-- Dataset content start --

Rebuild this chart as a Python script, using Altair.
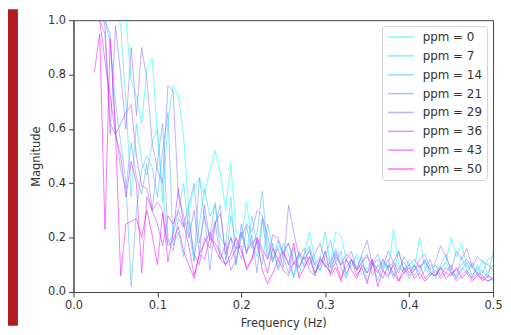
import altair as alt
import pandas as pd

freqs = [0.025, 0.03125, 0.0375, 0.04375, 0.05, 0.05625, 0.0625, 0.06875, 0.075, 0.08125,
         0.0875, 0.09375, 0.1, 0.10625, 0.1125, 0.11875, 0.125, 0.13125, 0.1375, 0.14375,
         0.15, 0.15625, 0.1625, 0.16875, 0.175, 0.18125, 0.1875, 0.19375, 0.2, 0.20625,
         0.2125, 0.21875, 0.225, 0.23125, 0.2375, 0.24375, 0.25, 0.25625, 0.2625, 0.26875,
         0.275, 0.28125, 0.2875, 0.29375, 0.3, 0.30625, 0.3125, 0.31875, 0.325, 0.33125,
         0.3375, 0.34375, 0.35, 0.35625, 0.3625, 0.36875, 0.375, 0.38125, 0.3875, 0.39375,
         0.4, 0.40625, 0.4125, 0.41875, 0.425, 0.43125, 0.4375, 0.44375, 0.45, 0.45625,
         0.4625, 0.46875, 0.475, 0.48125, 0.4875, 0.49375, 0.5]

ppm_levels = [0, 7, 14, 21, 29, 36, 43, 50]

mag_0 = [1.30, 1.25, 1.20, 1.15, 1.10, 1.05, 1.00, 0.78, 0.72, 0.62,
         0.82, 0.86, 0.58, 0.33, 0.62, 0.76, 0.72, 0.57, 0.30, 0.38,
         0.42, 0.36, 0.45, 0.52, 0.44, 0.30, 0.47, 0.22, 0.20, 0.33,
         0.18, 0.13, 0.27, 0.18, 0.11, 0.17, 0.15, 0.18, 0.12, 0.06,
         0.14, 0.22, 0.12, 0.08, 0.15, 0.10, 0.22, 0.21, 0.12, 0.09,
         0.14, 0.11, 0.07, 0.10, 0.09, 0.12, 0.08, 0.23, 0.10, 0.07,
         0.12, 0.09, 0.20, 0.09, 0.06, 0.10, 0.08, 0.11, 0.20, 0.13,
         0.18, 0.09, 0.10, 0.07, 0.12, 0.06, 0.04]
mag_7 = [1.30, 1.20, 1.10, 1.00, 1.05, 0.98, 0.70, 0.35, 0.62, 0.48,
         0.43, 0.55, 0.60, 0.38, 0.18, 0.21, 0.30, 0.40, 0.22, 0.12,
         0.25, 0.38, 0.28, 0.32, 0.20, 0.17, 0.35, 0.10, 0.22, 0.14,
         0.28, 0.17, 0.10, 0.25, 0.16, 0.09, 0.18, 0.14, 0.05, 0.13,
         0.10, 0.16, 0.07, 0.12, 0.22, 0.09, 0.16, 0.12, 0.07, 0.10,
         0.13, 0.06, 0.09, 0.12, 0.04, 0.11, 0.08, 0.06, 0.15, 0.08,
         0.05, 0.10, 0.07, 0.12, 0.08, 0.05, 0.09, 0.11, 0.07, 0.06,
         0.13, 0.08, 0.05, 0.10, 0.07, 0.12, 0.13]
mag_14 = [1.20, 1.10, 1.00, 0.92, 0.70, 0.55, 0.40, 0.02, 0.30, 0.45,
          0.50, 0.46, 0.35, 0.52, 0.66, 0.17, 0.22, 0.13, 0.30, 0.11,
          0.42, 0.27, 0.20, 0.33, 0.15, 0.10, 0.28, 0.18, 0.12, 0.24,
          0.16, 0.22, 0.37, 0.15, 0.11, 0.19, 0.13, 0.07, 0.16, 0.09,
          0.14, 0.17, 0.10, 0.08, 0.13, 0.19, 0.11, 0.15, 0.06, 0.12,
          0.09, 0.13, 0.04, 0.10, 0.14, 0.08, 0.05, 0.11, 0.09, 0.07,
          0.10, 0.06, 0.09, 0.12, 0.07, 0.06, 0.10, 0.14, 0.08, 0.05,
          0.09, 0.07, 0.11, 0.06, 0.08, 0.05, 0.15]
mag_21 = [1.25, 1.15, 1.00, 0.95, 0.60, 0.45, 0.38, 0.55, 0.42, 0.36,
          0.47, 0.30, 0.48, 0.62, 0.20, 0.15, 0.27, 0.24, 0.32, 0.40,
          0.18, 0.28, 0.08, 0.25, 0.32, 0.12, 0.20, 0.10, 0.25, 0.14,
          0.21, 0.07, 0.27, 0.12, 0.18, 0.08, 0.14, 0.11, 0.06, 0.15,
          0.09, 0.13, 0.06, 0.12, 0.10, 0.07, 0.14, 0.09, 0.05, 0.12,
          0.08, 0.11, 0.14, 0.06, 0.10, 0.08, 0.12, 0.05, 0.09, 0.11,
          0.07, 0.10, 0.05, 0.08, 0.12, 0.06, 0.09, 0.07, 0.10, 0.05,
          0.08, 0.11, 0.06, 0.09, 0.05, 0.07, 0.10]
mag_29 = [1.10, 1.00, 0.95, 0.58, 0.98, 0.80, 0.60, 0.90, 0.65, 0.90,
          0.78, 0.55, 0.45, 0.40, 0.76, 0.74, 0.35, 0.28, 0.20, 0.30,
          0.14, 0.32, 0.19, 0.26, 0.12, 0.18, 0.08, 0.12, 0.20, 0.25,
          0.22, 0.30, 0.28, 0.21, 0.12, 0.16, 0.09, 0.32, 0.22, 0.13,
          0.16, 0.10, 0.14, 0.18, 0.11, 0.09, 0.13, 0.10, 0.12, 0.15,
          0.08, 0.14, 0.19, 0.10, 0.12, 0.09, 0.15, 0.11, 0.07, 0.13,
          0.10, 0.08, 0.12, 0.14, 0.09, 0.11, 0.17, 0.13, 0.08, 0.15,
          0.12, 0.16, 0.09, 0.13, 0.11, 0.10, 0.08]
mag_36 = [1.10, 1.05, 0.98, 0.62, 0.58, 0.62, 0.66, 0.69, 0.50, 0.39,
          0.38, 0.30, 0.25, 0.17, 0.28, 0.25, 0.30, 0.24, 0.26, 0.14,
          0.10, 0.20, 0.16, 0.25, 0.29, 0.14, 0.20, 0.16, 0.22, 0.15,
          0.18, 0.20, 0.16, 0.12, 0.21, 0.20, 0.14, 0.18, 0.10, 0.14,
          0.12, 0.15, 0.10, 0.13, 0.09, 0.11, 0.15, 0.10, 0.14, 0.12,
          0.08, 0.11, 0.13, 0.10, 0.07, 0.12, 0.09, 0.11, 0.15, 0.08,
          0.10, 0.12, 0.09, 0.11, 0.08, 0.10, 0.06, 0.09, 0.07, 0.08,
          0.10, 0.12, 0.09, 0.07, 0.06, 0.04, 0.05]
mag_43 = [1.15, 1.00, 0.85, 0.72, 0.58, 0.50, 0.35, 0.48, 0.40, 0.07,
          0.35, 0.30, 0.33, 0.30, 0.11, 0.22, 0.38, 0.25, 0.17, 0.06,
          0.14, 0.12, 0.20, 0.18, 0.14, 0.10, 0.12, 0.16, 0.17, 0.08,
          0.12, 0.20, 0.14, 0.07, 0.16, 0.12, 0.08, 0.06, 0.11, 0.09,
          0.13, 0.08, 0.06, 0.12, 0.10, 0.07, 0.11, 0.05, 0.09, 0.12,
          0.06, 0.09, 0.03, 0.11, 0.08, 0.05, 0.10, 0.07, 0.04, 0.09,
          0.06, 0.08, 0.10, 0.05, 0.07, 0.06, 0.09, 0.05, 0.07, 0.04,
          0.06, 0.08, 0.05, 0.07, 0.04, 0.06, 0.05]
mag_50 = [0.81, 0.95, 0.23, 0.93, 0.60, 0.06, 0.25, 0.26, 0.27, 0.20,
          0.30, 0.21, 0.10, 0.29, 0.17, 0.19, 0.24, 0.15, 0.10, 0.05,
          0.14, 0.18, 0.22, 0.16, 0.12, 0.10, 0.14, 0.20, 0.15, 0.09,
          0.12, 0.19, 0.08, 0.03, 0.07, 0.12, 0.15, 0.10, 0.18, 0.05,
          0.09, 0.13, 0.07, 0.10, 0.15, 0.06, 0.09, 0.04, 0.12, 0.08,
          0.05, 0.10, 0.07, 0.12, 0.02, 0.08, 0.06, 0.10, 0.04, 0.07,
          0.09, 0.05, 0.07, 0.04, 0.06, 0.08, 0.05, 0.07, 0.06, 0.09,
          0.05, 0.07, 0.04, 0.06, 0.05, 0.04, 0.05]

series = [mag_0, mag_7, mag_14, mag_21, mag_29, mag_36, mag_43, mag_50]
colors = ["#00ffff", "#24dbff", "#49b6ff", "#6d92ff", "#926dff", "#b649ff", "#db24ff", "#ff00ff"]
x_ticks = [0.0, 0.1, 0.2, 0.3, 0.4, 0.5]
y_ticks = [0.0, 0.2, 0.4, 0.6, 0.8, 1.0]

rows = []
for ppm, vals in zip(ppm_levels, series):
    for f, v in zip(freqs, vals):
        rows.append({"freq": f, "mag": v, "label": f"ppm = {ppm}"})
df = pd.DataFrame(rows)
labels = [f"ppm = {p}" for p in ppm_levels]

FONT = "DejaVu Sans"

lines = alt.Chart(df).mark_line(clip=True, strokeWidth=1, opacity=0.55).encode(
    x=alt.X("freq:Q", title="Frequency (Hz)",
            scale=alt.Scale(domain=[0, 0.5], nice=False, zero=False),
            axis=alt.Axis(values=x_ticks, format=".1f", titlePadding=6, labelFlush=False)),
    y=alt.Y("mag:Q", title="Magnitude",
            scale=alt.Scale(domain=[0, 1], nice=False),
            axis=alt.Axis(values=y_ticks, format=".1f", titlePadding=6, labelFlush=False)),
    color=alt.Color("label:N", sort=labels,
                    scale=alt.Scale(domain=labels, range=colors),
                    legend=alt.Legend(title=None, orient="top-right", offset=6)),
    order=alt.Order("freq:Q"),
)

red_strip = alt.Chart(pd.DataFrame({"a": [0]})).mark_rect(color="#b01c21").encode(
    x=alt.value(-66), x2=alt.value(-56), y=alt.value(-11), y2=alt.value(308)
)

chart = alt.layer(red_strip, lines).properties(
    width=423, height=274, padding=0, background="white"
).configure_view(
    stroke="#444444", strokeWidth=1
).configure_axis(
    grid=False, domainColor="#444444", tickColor="#444444", tickSize=5,
    labelFont=FONT, labelFontSize=11.5, labelColor="#333333", labelPadding=3,
    titleFont=FONT, titleFontSize=11.5, titleFontWeight="normal", titleColor="#333333",
    zindex=1
).configure_legend(
    labelFont=FONT, labelFontSize=12, labelColor="#333333",
    symbolType="stroke", symbolSize=676, symbolStrokeWidth=1.5, symbolOpacity=0.55,
    labelOffset=8, rowPadding=7, padding=5, clipHeight=12,
    strokeColor="#d0d0d0", fillColor="rgba(255,255,255,0.8)", cornerRadius=3,
    zindex=1
)

chart.save("out.html", embed_options={"renderer": "svg", "actions": False})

-- Dataset content end --

Problem: Leave out the pictures. Transcribe only the lines above, from the first through the one that contains "ppm_levels = [0, 7, 14, 21, 29, 36, 43, 50]".

Task output:
Rebuild this chart as a Python script, using Altair.
import altair as alt
import pandas as pd

freqs = [0.025, 0.03125, 0.0375, 0.04375, 0.05, 0.05625, 0.0625, 0.06875, 0.075, 0.08125,
         0.0875, 0.09375, 0.1, 0.10625, 0.1125, 0.11875, 0.125, 0.13125, 0.1375, 0.14375,
         0.15, 0.15625, 0.1625, 0.16875, 0.175, 0.18125, 0.1875, 0.19375, 0.2, 0.20625,
         0.2125, 0.21875, 0.225, 0.23125, 0.2375, 0.24375, 0.25, 0.25625, 0.2625, 0.26875,
         0.275, 0.28125, 0.2875, 0.29375, 0.3, 0.30625, 0.3125, 0.31875, 0.325, 0.33125,
         0.3375, 0.34375, 0.35, 0.35625, 0.3625, 0.36875, 0.375, 0.38125, 0.3875, 0.39375,
         0.4, 0.40625, 0.4125, 0.41875, 0.425, 0.43125, 0.4375, 0.44375, 0.45, 0.45625,
         0.4625, 0.46875, 0.475, 0.48125, 0.4875, 0.49375, 0.5]

ppm_levels = [0, 7, 14, 21, 29, 36, 43, 50]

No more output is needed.